CFN came up with a scoring system to compare and contrast how the programs finished over the decades. Every time a team finished No. 1 in the final poll, it got 25 points. The No. 2 team got 24 points, No. 3 got 23 points, and so on with the No. 25 team getting one point. Through the decades, the AP ranked the top ten teams for a few years before going back to the top 20 rankings, and eventually, it went to the top 25 system it's at now.
According to the scoring system, consistent production isn't necessarily rewarded. For example, if a team finished 17th for four straight years, it would get a total of 36 points (No. 17 gets 9 points). A team that finished the beginning of the decade No. 2 (24 points) and the end of the decade ranked tenth (16 points), but wasn't ranked any year in between, would get a total 40 points.
We have talked about the history of UCLA Football quite a bit on this blog over the years, including discussion of how - until recent years - UCLA has been a "perennial top-15 football program" with a tradition of bowl success. Scout's findings back us up rather well, rating UCLA as the nation's 15th best football program from 1936-present. The Bruins place just a hair behind Auburn, Georgia and Miami in the 12th-14th spots, and ahead of Florida and Florida State in 16th and 17th.
More detail on where we fit into the Pac-12's overall football heirarchy, along with the rise and fall in the fortunes of UCLA Football after the jump.
Since 1936, 125 schools/football programs have finished at least one season ranked in the AP poll's top-25, including all of the members of the modern Pac-12 Conference. This is where the programs rate in the all-time AP ranking:
Rank Team AP Points
So, we see that Southern Cal leads the Pac-12 programs, and places 6th among all programs. No shock there. But the Bruins are right there behind them, closer to the Trogans than the 3rd place Huskies are to us. That is how things look when you throw together 76 years worth of AP polling. Scout also broke down their rankings on a decade-by-decade basis. Let's see how UCLA and the conference shake out.

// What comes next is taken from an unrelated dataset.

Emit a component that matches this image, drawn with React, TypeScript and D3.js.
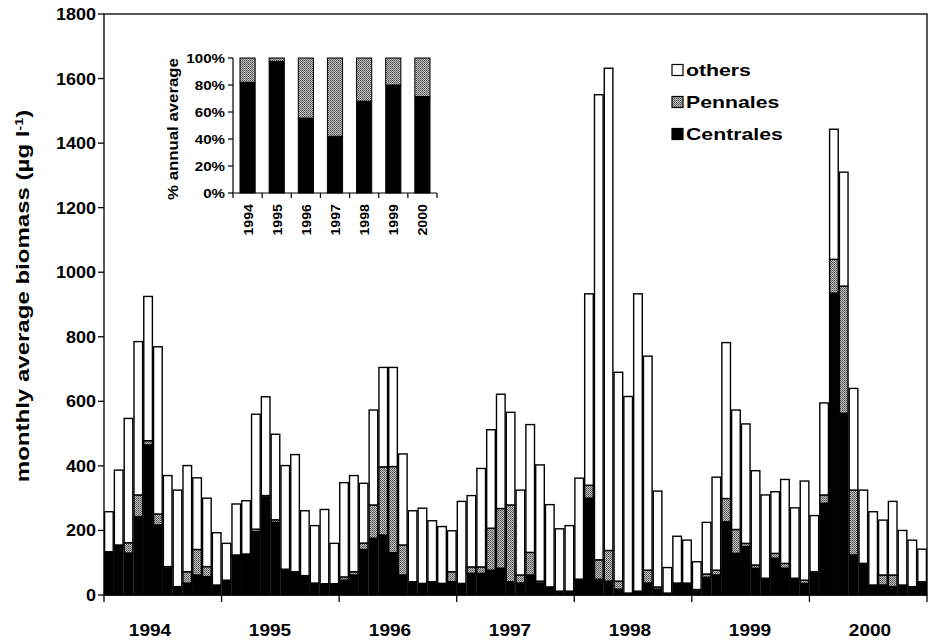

- 1930's: UCLA - 26th (tied) overall; 3rd Pac-12
- 1940's: UCLA - 28th (tied) overall; 4th Pac-12
- 1950's: UCLA - 9th overall; 1st Pac-12
- 1960's: UCLA - 10th overall; 2nd Pac-12
- 1970's: UCLA - 16th overall; 3rd Pac-12
- 1980's: UCLA - 5th overall; 1st Pac-12
- 1990's: UCLA - 19th overall; 3rd Pac-12
- 2000's: UCLA - 53rd (tied) overall; 10th (tied) Pac-12
A note on UCLA's "Pac-12" rankings above. In attempting to keep the ranking consistent, in each decade I rated UCLA against the other schools that are members of the modern Pac-12 Conference, rather than attempt to rate against its conference-mates in each year or decade. In the 1970's, UCLA rated 3rd behind Southern Cal and Arizona State - ASU did not join the then-Pac 10 Conference until 1978. In the 1990's, UCLA rated 3rd behind Colorado and Washington - the Buffs did not join the conference until last summer. The lesson: The Bruins have - until the last decade - been one of the top-two programs in its own conference.
Earlier on in this post, I mentioned the "rise and fall" of UCLA Football. The "rise and fall" framing is not entirely fair to the state of UCLA Football in the early years of the AP Poll. In the early years of the university, the football program had a long way to go on the path to relevance, with already well-established competitors at Cal, Stanford, Southern Cal and Washington.
Despite that competition, the program was able to build up through those early years, allowing the program to reasonably establish itself heading into the 50's, when the Bruins began a 50-year span in which it was one of the top-2 teams in the conference and top-15 or 20 teams in the nation. There were some ups and downs through those years - as was true for everyone else - but over the medium-to-long term, UCLA Football was one of the consistently strong programs in College Football. That is, until the last decade.
What happened in the last decade that could have affected the success of the UCLA Athletics, the Football program in particular? Anyone? Anyone? Bueller?